Il piano redatto dall’anonimo funzionario del Consiglio europeo e svelato dal Financial Times prevede una strategia della coercizione che va oltre il congelamento dei fondi comunitari. “In caso di mancato accordo il primo febbraio, altri capi di stato e di governo potrebbero dichiarare pubblicamente che alla luce del comportamento non costruttivo del primo ministro ungherese, non possono immaginare” che i fondi dell’Ue continuino a fluire verso Budapest, dice il documento: “I mercati finanziari e le imprese europee e internazionali potrebbero essere meno interessati a investire in Ungheria”. L’esito auspicato è “un ulteriore aumento del costo del finanziamento del deficit pubblico e un calo della valuta”. Ma la fuga di notizie appare come una mossa disperata, nel momento in cui Orbán si dimostra intransigente sull’Ucraina. Il suo veto blocca anche la revisione del quadro finanziario pluriennale (il bilancio 2021-27 dell’Ue), compreso l’aumento delle risorse per le migrazioni e la flessibilità per i fondi di coesione. Il compromesso proposto dall’Ungheria è pieno di richieste inaccettabili per gli altri stati membri, come concedere un diritto di veto annuale a Orbán sullo stanziamento degli aiuti finanziari o rinviare oltre il 2026 la possibilità di spendere i fondi dei Pnrr legati a NextGenerationEu. “Il livello di esasperazione è altissimo”, spiega un funzionario dell’Ue. Diversi stati membri hanno proposto di usare contro Orbán l’articolo 7 del trattato per privare l’Ungheria del diritto di voto. Ma serve l’unanimità e alcuni temono che Giorgia Meloni e Robert Fico possano proteggere l’ungherese. “Non ci sarebbe niente di peggio che fare una proposta e vedere questa proposta rigettata”, ha detto il commissario alla Giustizia, Didier Reynders.

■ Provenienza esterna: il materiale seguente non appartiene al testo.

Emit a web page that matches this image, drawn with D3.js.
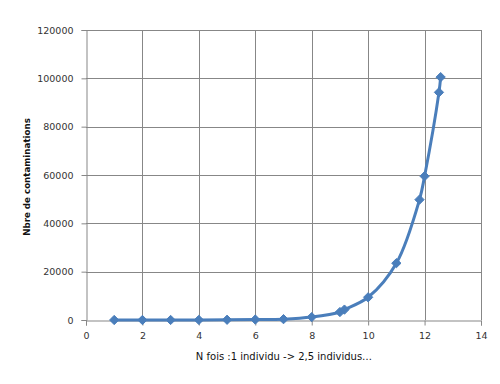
<!DOCTYPE html>
<html><head><meta charset="utf-8">
<script src="https://cdn.jsdelivr.net/npm/d3@7/dist/d3.min.js"></script>
<style>body{margin:0;background:#fff}svg{display:block}</style>
</head><body>
<svg id="c" width="500" height="384"></svg>
<script>
const xValues = [1, 2, 3, 4, 5, 6, 7, 8, 9, 9.16, 10, 11, 11.82, 12, 12.51, 12.57];
const yValues = [3, 6, 16, 39, 98, 200, 350, 1200, 3300, 4300, 9400, 23500, 49800, 59500, 94200, 100500];
const xTicks = [0, 2, 4, 6, 8, 10, 12, 14];
const yTicks = [0, 20000, 40000, 60000, 80000, 100000, 120000];
const xTitle = "N fois :1 individu -> 2,5 individus…";
const yTitle = "Nbre de contaminations";

const svg = d3.select("#c");
const L = 86, R = 481, T = 30, B = 320;
const x = d3.scaleLinear().domain([0, 14]).range([L, R]);
const y = d3.scaleLinear().domain([0, 120000]).range([B, T]);
const font = "'DejaVu Sans', sans-serif";

// gridlines
svg.append("g").selectAll("line").data(yTicks.filter(d => d > 0)).join("line")
  .attr("x1", L).attr("x2", R).attr("y1", d => Math.round(y(d)) + 0.5).attr("y2", d => Math.round(y(d)) + 0.5)
  .attr("stroke", "#878787").attr("stroke-width", 1);
svg.append("g").selectAll("line").data(xTicks.filter(d => d > 0)).join("line")
  .attr("y1", T).attr("y2", B).attr("x1", d => Math.round(x(d)) + 0.5).attr("x2", d => Math.round(x(d)) + 0.5)
  .attr("stroke", "#878787").attr("stroke-width", 1);

// axes
const xAxis = d3.axisBottom(x).tickValues(xTicks).tickSize(5).tickPadding(7);
const gx = svg.append("g").attr("transform", `translate(0,${B + 0.5})`).call(xAxis);
const yAxis = d3.axisLeft(y).tickValues(yTicks).tickSize(5).tickPadding(8).tickFormat(d3.format("d"));
const gy = svg.append("g").attr("transform", `translate(${L + 0.5},0)`).call(yAxis);
[gx, gy].forEach(g => {
  g.select(".domain").attr("stroke", "#878787");
  g.selectAll(".tick line").attr("stroke", "#878787");
  g.selectAll(".tick text").attr("font-family", font).attr("font-size", 9.5).attr("fill", "#333");
});

// titles
svg.append("text").attr("x", 284).attr("y", 360).attr("text-anchor", "middle")
  .attr("font-family", font).attr("font-size", 10).attr("fill", "#111").text(xTitle);
svg.append("text").attr("transform", "translate(30,177) rotate(-90)").attr("text-anchor", "middle")
  .attr("font-family", font).attr("font-size", 8.7).attr("font-weight", "bold").attr("fill", "#111").text(yTitle);

// series
const data = xValues.map((d, i) => [d, yValues[i]]);
const color = "#4a7ebb";
svg.append("path").datum(data)
  .attr("d", d3.line().x(d => x(d[0])).y(d => y(d[1])).curve(d3.curveCatmullRom.alpha(0.5)))
  .attr("fill", "none").attr("stroke", color).attr("stroke-width", 3).attr("stroke-linejoin", "round");
svg.append("g").selectAll("path").data(data).join("path")
  .attr("transform", d => `translate(${x(d[0])},${y(d[1])})`)
  .attr("d", d3.symbol(d3.symbolDiamond2, 55))
  .attr("fill", color).attr("stroke", color).attr("stroke-width", 1);
</script>
</body></html>
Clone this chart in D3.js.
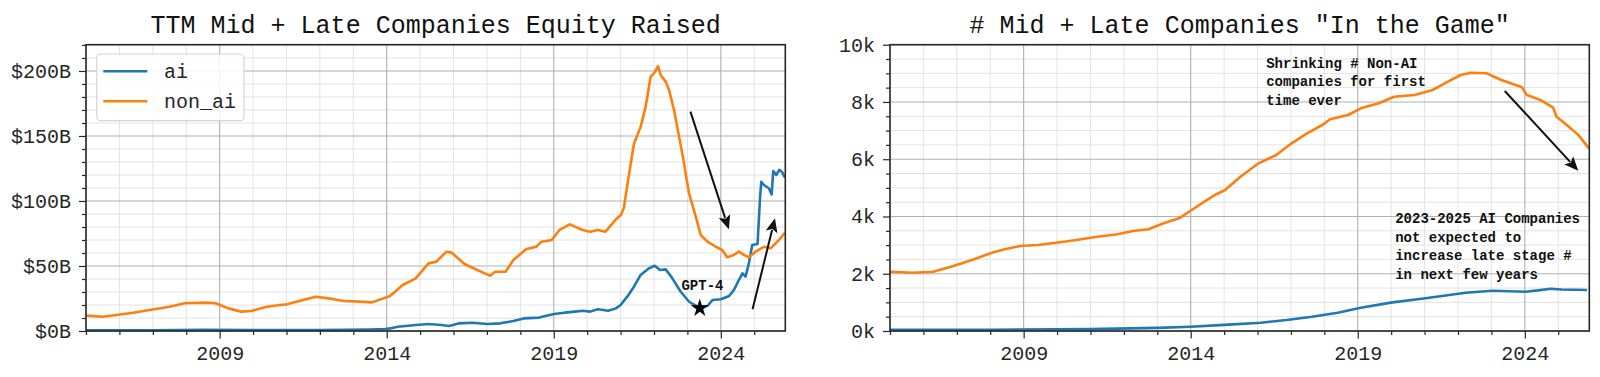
<!DOCTYPE html>
<html><head><meta charset="utf-8">
<script src="https://cdn.jsdelivr.net/npm/d3@7"></script>
<style>body{margin:0;background:#fff}svg{display:block}text{font-family:"Liberation Mono","DejaVu Sans Mono",monospace}</style>
</head><body><svg id="c" width="1600" height="377"></svg>
<script>
// ---------- data ----------
const leftTitle = "TTM Mid + Late Companies Equity Raised";
const rightTitle = '# Mid + Late Companies "In the Game"';
const xTickYears = [2009, 2014, 2019, 2024];
const leftYTicks = [0, 50, 100, 150, 200];
const rightYTicks = [0, 2000, 4000, 6000, 8000, 10000];
const seriesNames = ["ai", "non_ai"];

const eqNonAiYears = [2005.0,2005.5,2005.96,2006.42,2007.03,2007.5,2007.95,2008.57,2008.88,2009.26,2009.64,2009.95,2010.41,2010.8,2011.02,2011.49,2011.87,2012.26,2012.72,2013.18,2013.56,2014.1,2014.48,2014.87,2015.25,2015.48,2015.79,2015.94,2016.33,2016.71,2017.09,2017.25,2017.56,2017.79,2018.17,2018.48,2018.63,2018.94,2019.17,2019.48,2019.86,2020.09,2020.32,2020.55,2020.86,2021.01,2021.1,2021.2,2021.4,2021.6,2021.75,2021.9,2022.0,2022.12,2022.2,2022.35,2022.45,2022.6,2022.75,2022.9,2022.98,2023.05,2023.25,2023.4,2023.6,2023.85,2024.04,2024.19,2024.39,2024.54,2024.69,2024.84,2025.04,2025.29,2025.49,2025.74,2025.92];
const eqNonAiValues = [11.8,11.0,12.5,14,16.7,18.7,21.3,21.8,21.3,17.4,14.9,15.4,18.7,20,20.5,23.8,26.4,25.1,23.1,22.6,22,26.9,35.4,40.5,52,53.3,61,60.3,51.5,46.9,42.6,45.6,45.6,54.6,62.8,64.9,68.7,70,77.7,82,77.7,76.4,77.7,76.4,85.9,89.2,95,112,144,157,172.5,195.6,198.2,203.8,196.9,191.8,185.4,170,149.5,129,116,105.9,87.9,73.8,68.7,64.8,62.3,56.7,58.5,61,58.5,56.7,61,64.8,63.6,70,75.6];

const eqAiYears = [2005,2007,2008.5,2010,2012,2013.5,2013.95,2014.1,2014.33,2014.87,2015.25,2015.64,2015.87,2016.17,2016.56,2017.02,2017.4,2017.79,2018.1,2018.56,2019.01,2019.32,2019.63,2019.86,2020.09,2020.32,2020.63,2020.86,2021.0,2021.2,2021.4,2021.6,2021.85,2022.02,2022.18,2022.35,2022.55,2022.8,2023.05,2023.3,2023.6,2023.75,2024.0,2024.25,2024.39,2024.54,2024.65,2024.74,2024.84,2024.94,2025.1,2025.17,2025.21,2025.29,2025.44,2025.52,2025.57,2025.66,2025.75,2025.84,2025.92];
const eqAiValues = [0.5,0.5,1,0.7,0.8,1.2,1.5,2,3.3,4.6,5.4,4.6,3.8,5.9,6.4,5.4,5.9,7.7,9.7,10.3,13.1,14.1,14.9,15.6,14.9,16.7,15.6,17.4,20,26.4,34.1,43.1,48.2,50.2,46.9,47.4,40.5,30.2,22.5,18.7,19.2,23.8,24.4,26.9,31.5,39.2,44.4,41.8,52,66.2,66.9,100.8,114.8,112.3,109.8,105,123,120,124,122,118];

const cntNonAiYears = [2005.0,2005.68,2006.29,2006.9,2007.52,2008.05,2008.43,2008.9,2009.43,2009.97,2010.58,2011.2,2011.81,2012.27,2012.73,2013.19,2013.65,2014.03,2014.41,2014.72,2015.03,2015.49,2016.03,2016.56,2017.02,2017.48,2017.94,2018.17,2018.71,2019.09,2019.63,2020.09,2020.7,2021.24,2021.7,2022.08,2022.39,2022.85,2023.3,2023.92,2024.05,2024.5,2024.85,2024.95,2025.3,2025.6,2025.92];
const cntNonAiValues = [2071,2036,2071,2270,2504,2735,2854,2969,3004,3084,3178,3294,3378,3493,3552,3762,3936,4226,4516,4750,4925,5390,5857,6147,6556,6905,7195,7394,7545,7778,7953,8184,8243,8418,8708,8942,9022,9001,8767,8512,8250,8050,7800,7480,7150,6850,6380];

const cntAiYears = [2005,2008,2011,2013,2014,2015,2016.1,2016.87,2017.63,2018.4,2019.09,2020.04,2021.03,2022.23,2023.03,2024.02,2024.4,2024.77,2025.1,2025.86];
const cntAiValues = [40,45,65,110,150,215,290,384,500,640,814,1000,1141,1338,1408,1373,1420,1478,1450,1432];

// annotations (data coordinates)
const gpt4Star = [2023.37, 17.5];
const gpt4Label = {text: "GPT-4", x: 2023.45, y: 35};
const leftArrows = [{from: [2023.09, 168.7], to: [2024.24, 78.2]}, {from: [2024.95, 16.7], to: [2025.62, 86.7]}];
const rightArrows = [{from: [2023.4, 8383], to: [2025.6, 5599]}];
const rightNotes = [
  {x: 2016.26, y: 9371, lines: ["Shrinking # Non-AI", "companies for first", "time ever"]},
  {x: 2020.12, y: 3936, lines: ["2023-2025 AI Companies", "not expected to", "increase late stage #", "in next few years"]}
];

// ---------- drawing ----------
const svg = d3.select("#c");
const colors = {ai: "#1f77b4", non_ai: "#ff7f0e"};
const xDomain = [2005.0, 2025.93];

function panel(opts) {
  const {left, right, top, bottom, yDomain, yTicks, yMinorStep, yFmt, title, series, id} = opts;
  const g = svg.append("g");
  const x = d3.scaleLinear().domain(xDomain).range([left, right]);
  const y = d3.scaleLinear().domain(yDomain).range([bottom, top]);
  const minorX = d3.range(2005, 2026, 1).filter(v => !xTickYears.includes(v));
  const minorY = d3.range(yDomain[0], yDomain[1] + 1e-9, yMinorStep).filter(v => !yTicks.includes(v));

  // minor grid
  g.append("g").selectAll("line.mx").data(minorX).join("line")
    .attr("x1", d => x(d)).attr("x2", d => x(d)).attr("y1", top).attr("y2", bottom)
    .attr("stroke", "#e3e3e3").attr("stroke-width", 1);
  g.append("g").selectAll("line.my").data(minorY).join("line")
    .attr("x1", left).attr("x2", right).attr("y1", d => y(d)).attr("y2", d => y(d))
    .attr("stroke", "#e3e3e3").attr("stroke-width", 1);
  // major grid
  g.append("g").selectAll("line").data(xTickYears).join("line")
    .attr("x1", d => x(d)).attr("x2", d => x(d)).attr("y1", top).attr("y2", bottom)
    .attr("stroke", "#b0b0b0").attr("stroke-width", 1.1);
  g.append("g").selectAll("line").data(yTicks).join("line")
    .attr("x1", left).attr("x2", right).attr("y1", d => y(d)).attr("y2", d => y(d))
    .attr("stroke", "#b0b0b0").attr("stroke-width", 1.1);

  // clip
  svg.append("clipPath").attr("id", id).append("rect")
    .attr("x", left).attr("y", top).attr("width", right - left).attr("height", bottom - top);

  const line = d3.line().x(d => x(d[0])).y(d => y(d[1]));
  series.forEach(s => {
    g.append("path").attr("clip-path", `url(#${id})`)
      .datum(s.years.map((yr, i) => [yr, s.values[i]]))
      .attr("d", line).attr("fill", "none").attr("stroke", s.color)
      .attr("stroke-width", 2.6).attr("stroke-linejoin", "round");
  });

  // axes
  const xAxis = d3.axisBottom(x).tickValues(xTickYears).tickFormat(d3.format("d")).tickSize(7.5).tickPadding(7);
  const xMinorAxis = d3.axisBottom(x).tickValues(minorX).tickFormat("").tickSize(4);
  const yAxis = d3.axisLeft(y).tickValues(yTicks).tickFormat(yFmt).tickSize(7).tickPadding(8);
  const yMinorAxis = d3.axisLeft(y).tickValues(minorY).tickFormat("").tickSize(4);
  const style = sel => {
    sel.select(".domain").remove();
    sel.selectAll("line").attr("stroke", "#262626").attr("stroke-width", 1.2);
    sel.selectAll("text").attr("font-size", 20).attr("fill", "#262626")
      .attr("font-family", '"Liberation Mono", monospace');
  };
  g.append("g").attr("transform", `translate(0,${bottom})`).call(xMinorAxis).call(style);
  g.append("g").attr("transform", `translate(0,${bottom})`).call(xAxis).call(style);
  g.append("g").attr("transform", `translate(${left},0)`).call(yMinorAxis).call(style);
  g.append("g").attr("transform", `translate(${left},0)`).call(yAxis).call(style);

  // spines
  g.append("rect").attr("x", left).attr("y", top).attr("width", right - left).attr("height", bottom - top)
    .attr("fill", "none").attr("stroke", "#262626").attr("stroke-width", 1.6);

  // title
  g.append("text").attr("x", (left + right) / 2).attr("y", 32.5).attr("text-anchor", "middle")
    .attr("font-size", 25).attr("fill", "#111").text(title);
  return {g, x, y};
}

function arrow(g, x, y, a) {
  const x1 = x(a.from[0]), y1 = y(a.from[1]), x2 = x(a.to[0]), y2 = y(a.to[1]);
  const ang = Math.atan2(y2 - y1, x2 - x1);
  const hl = 14, hw = 6;
  const bx = x2 - hl * Math.cos(ang), by = y2 - hl * Math.sin(ang);
  g.append("line").attr("x1", x1).attr("y1", y1).attr("x2", bx + 2 * Math.cos(ang)).attr("y2", by + 2 * Math.sin(ang))
    .attr("stroke", "#111").attr("stroke-width", 2);
  const px = -Math.sin(ang), py = Math.cos(ang);
  g.append("path").attr("d", `M${x2},${y2}L${bx + hw * px},${by + hw * py}L${bx + 3 * Math.cos(ang)},${by + 3 * Math.sin(ang)}L${bx - hw * px},${by - hw * py}Z`)
    .attr("fill", "#111");
}

// left panel
const L = panel({
  id: "clipL", left: 86, right: 785.3, top: 44.7, bottom: 331,
  yDomain: [0, 220.2], yTicks: leftYTicks, yMinorStep: 10, yFmt: d => `$${d}B`,
  title: leftTitle,
  series: [
    {years: eqAiYears, values: eqAiValues, color: colors.ai},
    {years: eqNonAiYears, values: eqNonAiValues, color: colors.non_ai}
  ]
});
leftArrows.forEach(a => arrow(L.g, L.x, L.y, a));
L.g.append("path").attr("d", d3.symbol(d3.symbolStar, 100)())
  .attr("transform", `translate(${L.x(gpt4Star[0])},${L.y(gpt4Star[1])})`).attr("fill", "#000");
L.g.append("text").attr("x", L.x(gpt4Label.x)).attr("y", L.y(gpt4Label.y)).attr("dy", "0.35em")
  .attr("text-anchor", "middle").attr("font-size", 14).attr("font-weight", "bold").attr("fill", "#111").text(gpt4Label.text);

// legend
const lg = L.g.append("g");
lg.append("rect").attr("x", 96.7).attr("y", 54).attr("width", 147.3).attr("height", 66.7).attr("rx", 4)
  .attr("fill", "rgba(255,255,255,0.85)").attr("stroke", "#d5d5d5").attr("stroke-width", 1.2);
seriesNames.forEach((n, i) => {
  const yy = 71.3 + i * 30;
  lg.append("line").attr("x1", 103.3).attr("x2", 147.3).attr("y1", yy).attr("y2", yy)
    .attr("stroke", colors[n]).attr("stroke-width", 2.6);
  lg.append("text").attr("x", 164).attr("y", yy).attr("dy", "0.33em").attr("font-size", 20).attr("fill", "#262626").text(n);
});

// right panel
const R = panel({
  id: "clipR", left: 890, right: 1589.3, top: 44.7, bottom: 331,
  yDomain: [0, 10000], yTicks: rightYTicks, yMinorStep: 500, yFmt: d => `${d / 1000}k`,
  title: rightTitle,
  series: [
    {years: cntAiYears, values: cntAiValues, color: colors.ai},
    {years: cntNonAiYears, values: cntNonAiValues, color: colors.non_ai}
  ]
});
rightArrows.forEach(a => arrow(R.g, R.x, R.y, a));
rightNotes.forEach(n => {
  const t = R.g.append("text").attr("x", R.x(n.x)).attr("y", R.y(n.y)).attr("font-size", 14)
    .attr("font-weight", "bold").attr("fill", "#111");
  n.lines.forEach((s, i) => t.append("tspan").attr("x", R.x(n.x)).attr("dy", i === 0 ? "0.35em" : "1.33em").text(s));
});
</script></body></html>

La linea ufficiale di Michel è che si continua a negoziare con Orbán per cercare una soluzione a ventisette. Alcune concessioni cosmetiche sono possibili, come tenere una discussione strategica annuale sulla guerra della Russia contro l’Ucraina, come quelle che si facevano prima dell’invasione sulle sanzioni legate agli accordi di Minsk. Ma la tattica della carota e del bastone non funziona più con Orbán. A dicembre la decisione della Commissione di Ursula von der Leyen di sbloccare 10 miliardi di euro di fondi per l’Ungheria, che erano stati congelati per le violazioni dello stato di diritto, ha prodotto un risultato solo parziale: il premier ungherese ha permesso il via libera ai negoziati di adesione con l’Ucraina, ma poi ha mantenuto il veto sugli aiuti finanziari a Kyiv e la revisione del bilancio dell’Ue. L’Ucraina è esistenziale per diversi stati membri. Alcuni sospettano che Orbán voglia destabilizzare l’Ue prima delle elezioni europee. Altri ritengono che il suo obiettivo sia diventato di far implodere il progetto comunitario. Secondo una fonte, c’è solo un modo per risolvere definitivamente il problema: “L’articolo 7 cancella il ricatto”. Ma il momento della resa dei conti finale con Orbán forse non è ancora arrivato.